Task prompt. Select, from the data, each line where "React" occurs.

* begin Working data *

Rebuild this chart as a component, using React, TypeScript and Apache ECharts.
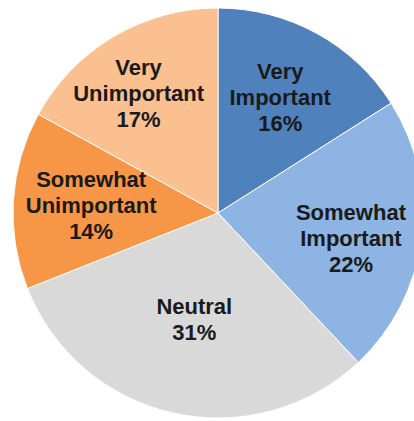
import React, { useEffect, useRef } from "react";
import * as echarts from "echarts";

const categories = [
  "Very Important",
  "Somewhat Important",
  "Neutral",
  "Somewhat Unimportant",
  "Very Unimportant",
];
const values = [16, 22, 31, 14, 17];
const colors = ["#4F81BD", "#8DB4E2", "#D9D9D9", "#F79646", "#FAC090"];

// styling: label distance from centre (fraction of radius) and angle nudge (degrees), per slice
const labelRadius = [0.64, 0.66, 0.53, 0.62, 0.7];
const labelAngleShift = [-0.5, 3.5, 0, 0, -3];

const CX = 218;
const CY = 213;
const R = 205;

export default function App() {
  const ref = useRef<HTMLDivElement>(null);
  useEffect(() => {
    document.body.style.margin = "0";
    if (!ref.current) return;
    const chart = echarts.init(ref.current, null, { renderer: "svg" });
    const total = values.reduce((a, b) => a + b, 0);
    chart.setOption({
      animation: false,
      backgroundColor: "#ffffff",
      series: [
        {
          type: "pie",
          center: [CX, CY],
          radius: [0, R],
          startAngle: 90,
          clockwise: true,
          data: categories.map((name, i) => ({
            name,
            value: values[i],
            itemStyle: { color: colors[i] },
          })),
          itemStyle: { borderColor: "#ffffff", borderWidth: 1 },
          label: {
            show: true,
            position: "inside",
            formatter: (p: any) => `${p.name.replace(" ", "\n")}\n${p.value}%`,
            fontFamily: "Liberation Sans, Arial, sans-serif",
            fontWeight: "bold",
            fontSize: 22,
            lineHeight: 26,
            color: "#1a1a1a",
            align: "center",
            verticalAlign: "middle",
          },
          labelLine: { show: false },
          labelLayout: (params: any) => {
            const i = params.dataIndex;
            let cum = 0;
            for (let k = 0; k < i; k++) cum += values[k];
            const mid =
              ((cum + values[i] / 2) / total) * Math.PI * 2 +
              (labelAngleShift[i] * Math.PI) / 180;
            const d = labelRadius[i] * R;
            return {
              x: CX + d * Math.sin(mid),
              y: CY - d * Math.cos(mid),
              align: "center",
              verticalAlign: "middle",
            };
          },
          emphasis: { disabled: true },
        },
      ],
    });
    return () => chart.dispose();
  }, []);
  return <div ref={ref} style={{ width: 414, height: 421 }} />;
}
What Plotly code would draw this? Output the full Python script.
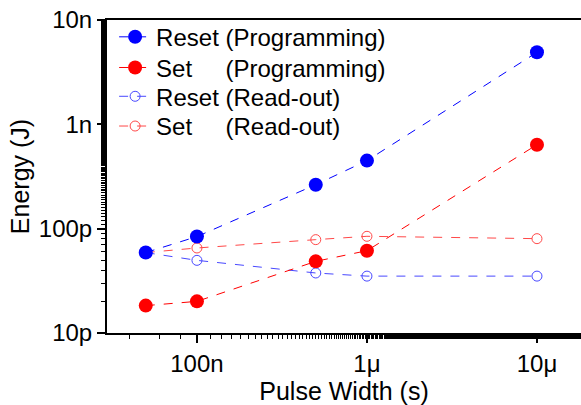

* end Working data *

Result.
Rebuild this chart as a component, using React, TypeScript and Apache ECharts.
import React, { useEffect, useRef } from "react";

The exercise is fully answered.